Objective: Among the entries below, count the lines that contain the word "this". Write down only the total.

Plotting code records:
===

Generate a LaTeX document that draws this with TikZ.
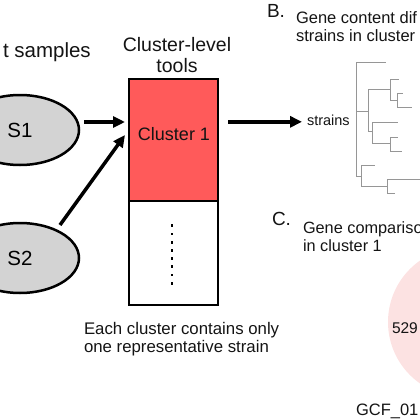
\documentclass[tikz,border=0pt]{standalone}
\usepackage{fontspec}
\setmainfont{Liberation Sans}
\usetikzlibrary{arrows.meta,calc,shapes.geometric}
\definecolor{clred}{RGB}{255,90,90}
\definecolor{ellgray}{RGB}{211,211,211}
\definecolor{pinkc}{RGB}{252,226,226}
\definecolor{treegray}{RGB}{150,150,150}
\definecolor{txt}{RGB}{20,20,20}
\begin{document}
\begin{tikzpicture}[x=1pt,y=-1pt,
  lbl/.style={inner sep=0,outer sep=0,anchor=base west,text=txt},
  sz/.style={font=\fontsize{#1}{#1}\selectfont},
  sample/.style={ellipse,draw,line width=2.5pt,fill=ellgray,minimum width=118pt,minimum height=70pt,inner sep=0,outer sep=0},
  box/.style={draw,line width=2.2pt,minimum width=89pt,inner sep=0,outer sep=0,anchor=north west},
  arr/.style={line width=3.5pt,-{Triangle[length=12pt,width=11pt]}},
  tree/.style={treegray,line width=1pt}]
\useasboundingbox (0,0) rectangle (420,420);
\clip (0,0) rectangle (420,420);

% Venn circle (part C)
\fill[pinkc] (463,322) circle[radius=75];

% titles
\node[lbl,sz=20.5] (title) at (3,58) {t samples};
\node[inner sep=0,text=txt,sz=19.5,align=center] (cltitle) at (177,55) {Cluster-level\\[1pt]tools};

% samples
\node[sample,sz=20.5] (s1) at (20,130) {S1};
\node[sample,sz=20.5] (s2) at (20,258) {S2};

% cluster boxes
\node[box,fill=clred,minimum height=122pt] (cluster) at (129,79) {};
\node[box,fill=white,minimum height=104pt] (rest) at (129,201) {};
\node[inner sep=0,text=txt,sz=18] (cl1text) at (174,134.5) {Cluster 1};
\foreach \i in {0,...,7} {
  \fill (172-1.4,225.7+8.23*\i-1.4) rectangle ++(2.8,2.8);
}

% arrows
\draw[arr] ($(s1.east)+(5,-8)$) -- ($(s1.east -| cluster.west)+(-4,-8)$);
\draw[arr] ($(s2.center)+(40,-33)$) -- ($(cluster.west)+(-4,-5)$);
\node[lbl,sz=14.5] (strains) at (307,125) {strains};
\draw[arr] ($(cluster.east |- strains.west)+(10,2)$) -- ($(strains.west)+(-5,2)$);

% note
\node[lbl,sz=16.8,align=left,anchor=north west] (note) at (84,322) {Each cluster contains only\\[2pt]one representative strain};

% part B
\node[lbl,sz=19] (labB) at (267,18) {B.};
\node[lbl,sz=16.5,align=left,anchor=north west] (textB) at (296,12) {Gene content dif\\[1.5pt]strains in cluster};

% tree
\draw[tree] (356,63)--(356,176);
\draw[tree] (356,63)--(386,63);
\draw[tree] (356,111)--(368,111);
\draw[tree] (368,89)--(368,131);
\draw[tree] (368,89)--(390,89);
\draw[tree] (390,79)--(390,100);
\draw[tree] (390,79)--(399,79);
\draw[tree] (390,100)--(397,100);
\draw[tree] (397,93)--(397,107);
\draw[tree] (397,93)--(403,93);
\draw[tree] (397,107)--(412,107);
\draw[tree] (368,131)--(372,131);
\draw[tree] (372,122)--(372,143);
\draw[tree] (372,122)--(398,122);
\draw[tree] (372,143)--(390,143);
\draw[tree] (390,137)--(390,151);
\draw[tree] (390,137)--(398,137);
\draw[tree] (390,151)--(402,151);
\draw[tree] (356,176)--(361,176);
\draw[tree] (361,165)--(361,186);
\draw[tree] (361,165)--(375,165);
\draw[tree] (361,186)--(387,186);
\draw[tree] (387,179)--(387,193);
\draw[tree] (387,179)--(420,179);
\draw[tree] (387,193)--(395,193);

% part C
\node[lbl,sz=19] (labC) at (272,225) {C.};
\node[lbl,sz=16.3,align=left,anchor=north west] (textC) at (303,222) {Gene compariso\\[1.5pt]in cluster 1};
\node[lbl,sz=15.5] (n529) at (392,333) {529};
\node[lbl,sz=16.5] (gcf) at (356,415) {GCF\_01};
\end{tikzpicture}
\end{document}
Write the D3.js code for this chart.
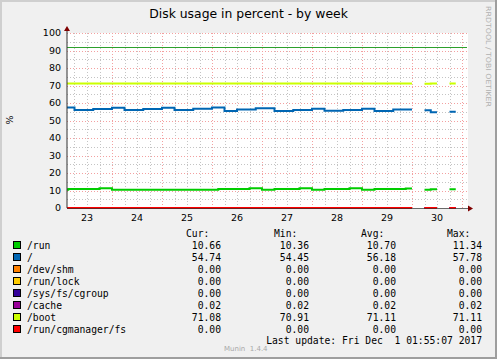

===

Right answer: 2